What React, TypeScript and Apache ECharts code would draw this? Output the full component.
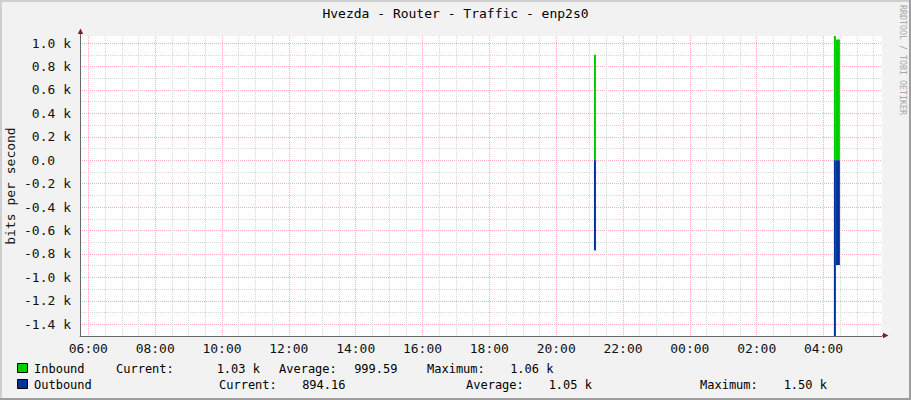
import React, { useEffect, useRef } from 'react';
import * as echarts from 'echarts';

// ---- texts ----
const chartTitle = 'Hvezda - Router - Traffic - enp2s0';
const yAxisName = 'bits per second';
const watermark = 'RRDTOOL / TOBI OETIKER';

// ---- time window (hours since 00:00 of the first day) ----
const timeStartHour = 5.75;
const timeEndHour = 29.75;
const xTickStepHours = 2;

// ---- value range (bits per second) ----
const yMin = -1500;
const yMax = 1060;
const yTickStep = 200;

// ---- samples (start hour, end hour, value) ----
const sampleStartHours = [21.13, 28.31, 28.37];
const sampleEndHours = [21.19, 28.37, 28.49];
const inboundBps = [900, 1060, 1030];
const outboundBps = [-770, -1500, -894];

// ---- legend ----
const seriesNames = ['Inbound', 'Outbound'];
const currentLabels = ['1.03 k', '894.16'];
const averageLabels = ['999.59', '1.05 k'];
const maximumLabels = ['1.06 k', '1.50 k'];

const GREEN = '#00cc00';
const BLUE = '#003399';
const MONO = '"DejaVu Sans Mono", monospace';
const MAJOR = '#f5b0b0';
const MINOR = '#d8d8d8';
const AXIS = '#666666';
const ARROW = '#801f1f';

function pad2(n: number) {
  return String(n).padStart(2, '0');
}

function makeSeries(name: string, values: number[], color: string) {
  return {
    type: 'custom',
    name,
    data: sampleStartHours.map((s, i) => [s, sampleEndHours[i], values[i]]),
    encode: { x: [0, 1], y: 2 },
    renderItem: (params: any, api: any) => {
      const p0 = api.coord([api.value(0), api.value(2)]);
      const p1 = api.coord([api.value(1), 0]);
      return {
        type: 'rect',
        shape: {
          x: Math.min(p0[0], p1[0]),
          y: Math.min(p0[1], p1[1]),
          width: Math.abs(p1[0] - p0[0]),
          height: Math.abs(p1[1] - p0[1]),
        },
        style: { fill: color },
      };
    },
  };
}

function legendText(text: string, x: number, y: number, align: string) {
  return {
    type: 'text',
    x,
    y,
    z: 10,
    style: { text, fill: '#000', font: `12px ${MONO}`, align, verticalAlign: 'middle' },
  };
}

export default function App() {
  const ref = useRef<HTMLDivElement>(null);
  useEffect(() => {
    const chart = echarts.init(ref.current!, null, { renderer: 'svg' });
    const row1 = 368.5;
    const row2 = 384.8;
    const option: any = {
      animation: false,
      backgroundColor: '#f2f2f2',
      grid: {
        left: 80,
        top: 36,
        width: 802,
        height: 300,
        show: true,
        backgroundColor: '#ffffff',
        borderWidth: 0,
        containLabel: false,
        outerBoundsMode: 'none',
      },
      xAxis: {
        type: 'value',
        min: timeStartHour,
        max: timeEndHour,
        splitNumber: 12,
        minInterval: xTickStepHours,
        maxInterval: xTickStepHours,
        axisLine: { show: true, onZero: false, lineStyle: { color: AXIS, width: 1 } },
        axisTick: { show: false },
        axisLabel: {
          show: true,
          showMinLabel: false,
          showMaxLabel: false,
          margin: 6,
          color: '#111',
          fontFamily: MONO,
          fontSize: 13,
          formatter: (v: number) => pad2(((Math.round(v) % 24) + 24) % 24) + ':00',
        },
        splitLine: {
          show: true,
          showMinLine: false,
          showMaxLine: false,
          lineStyle: { color: MAJOR, width: 1, type: [1, 1] },
        },
        minorTick: { show: false, splitNumber: 4 },
        minorSplitLine: { show: true, lineStyle: { color: MINOR, width: 1, type: [1, 1] } },
      },
      yAxis: {
        type: 'value',
        min: yMin,
        max: yMax,
        splitNumber: 13,
        minInterval: yTickStep,
        maxInterval: yTickStep,
        axisLine: { show: true, onZero: false, lineStyle: { color: AXIS, width: 1 } },
        axisTick: { show: false },
        axisLabel: {
          show: true,
          showMinLabel: false,
          showMaxLabel: false,
          margin: 9,
          color: '#111',
          fontFamily: MONO,
          fontSize: 13,
          formatter: (v: number) => (v === 0 ? '{z|0.0}' : (v / 1000).toFixed(1) + ' k'),
          rich: { z: { padding: [0, 16, 0, 0], fontFamily: MONO, fontSize: 13, color: '#111' } },
        },
        splitLine: {
          show: true,
          showMinLine: false,
          showMaxLine: false,
          lineStyle: { color: MAJOR, width: 1, type: [1, 1] },
        },
        minorTick: { show: false, splitNumber: 2 },
        minorSplitLine: { show: true, lineStyle: { color: MINOR, width: 1, type: [1, 1] } },
      },
      series: [makeSeries(seriesNames[0], inboundBps, GREEN), makeSeries(seriesNames[1], outboundBps, BLUE)],
      graphic: [
        {
          type: 'text',
          x: 455.5,
          y: 13.8,
          style: { text: chartTitle, fill: '#000', font: `13px ${MONO}`, align: 'center', verticalAlign: 'middle' },
        },
        {
          type: 'text',
          x: 10.5,
          y: 186,
          rotation: Math.PI / 2,
          style: { text: yAxisName, fill: '#111', font: `13px ${MONO}`, align: 'center', verticalAlign: 'middle' },
        },
        {
          type: 'text',
          x: 903,
          y: 60,
          rotation: -Math.PI / 2,
          style: { text: watermark, fill: '#a8a8a8', font: `8.3px ${MONO}`, align: 'center', verticalAlign: 'middle' },
        },
        { type: 'line', z: 5, shape: { x1: 80.5, y1: 36, x2: 80.5, y2: 31 }, style: { stroke: AXIS, lineWidth: 1 } },
        { type: 'polygon', z: 5, shape: { points: [[77.8, 34], [83.2, 34], [80.5, 28.5]] }, style: { fill: ARROW } },
        { type: 'line', z: 5, shape: { x1: 882, y1: 335.5, x2: 885, y2: 335.5 }, style: { stroke: AXIS, lineWidth: 1 } },
        { type: 'polygon', z: 5, shape: { points: [[883, 332.8], [883, 338.3], [888.5, 335.5]] }, style: { fill: ARROW } },
        { type: 'rect', z: 10, shape: { x: 17.5, y: 363.5, width: 10, height: 9 }, style: { fill: GREEN, stroke: '#000', lineWidth: 1 } },
        { type: 'rect', z: 10, shape: { x: 17.5, y: 379.5, width: 10, height: 9 }, style: { fill: BLUE, stroke: '#000', lineWidth: 1 } },
        legendText(seriesNames[0], 34, row1, 'left'),
        legendText('Current:', 116, row1, 'left'),
        legendText(currentLabels[0], 260, row1, 'right'),
        legendText('Average:', 279, row1, 'left'),
        legendText(averageLabels[0], 397.5, row1, 'right'),
        legendText('Maximum:', 427, row1, 'left'),
        legendText(maximumLabels[0], 553.5, row1, 'right'),
        legendText(seriesNames[1], 34, row2, 'left'),
        legendText('Current:', 219, row2, 'left'),
        legendText(currentLabels[1], 345.5, row2, 'right'),
        legendText('Average:', 466, row2, 'left'),
        legendText(averageLabels[1], 592, row2, 'right'),
        legendText('Maximum:', 700, row2, 'left'),
        legendText(maximumLabels[1], 827, row2, 'right'),
        { type: 'rect', z: 20, shape: { x: 0, y: 0, width: 911, height: 2 }, style: { fill: '#cfcfcf' } },
        { type: 'rect', z: 20, shape: { x: 0, y: 0, width: 2, height: 400 }, style: { fill: '#cfcfcf' } },
        { type: 'rect', z: 20, shape: { x: 0, y: 398, width: 911, height: 2 }, style: { fill: '#9e9e9e' } },
        { type: 'rect', z: 20, shape: { x: 909, y: 0, width: 2, height: 400 }, style: { fill: '#9e9e9e' } },
      ],
    };
    chart.setOption(option);
    return () => chart.dispose();
  }, []);
  return <div ref={ref} style={{ position: 'fixed', left: 0, top: 0, width: 911, height: 400 }} />;
}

- - - -

THE EXERCISE: Return only the lines from the start of the data through the line that contains "const yTickStep = 200;", please, copying them exactly and omitting all pictures.

RESULT:
What React, TypeScript and Apache ECharts code would draw this? Output the full component.
import React, { useEffect, useRef } from 'react';
import * as echarts from 'echarts';

// ---- texts ----
const chartTitle = 'Hvezda - Router - Traffic - enp2s0';
const yAxisName = 'bits per second';
const watermark = 'RRDTOOL / TOBI OETIKER';

// ---- time window (hours since 00:00 of the first day) ----
const timeStartHour = 5.75;
const timeEndHour = 29.75;
const xTickStepHours = 2;

// ---- value range (bits per second) ----
const yMin = -1500;
const yMax = 1060;
const yTickStep = 200;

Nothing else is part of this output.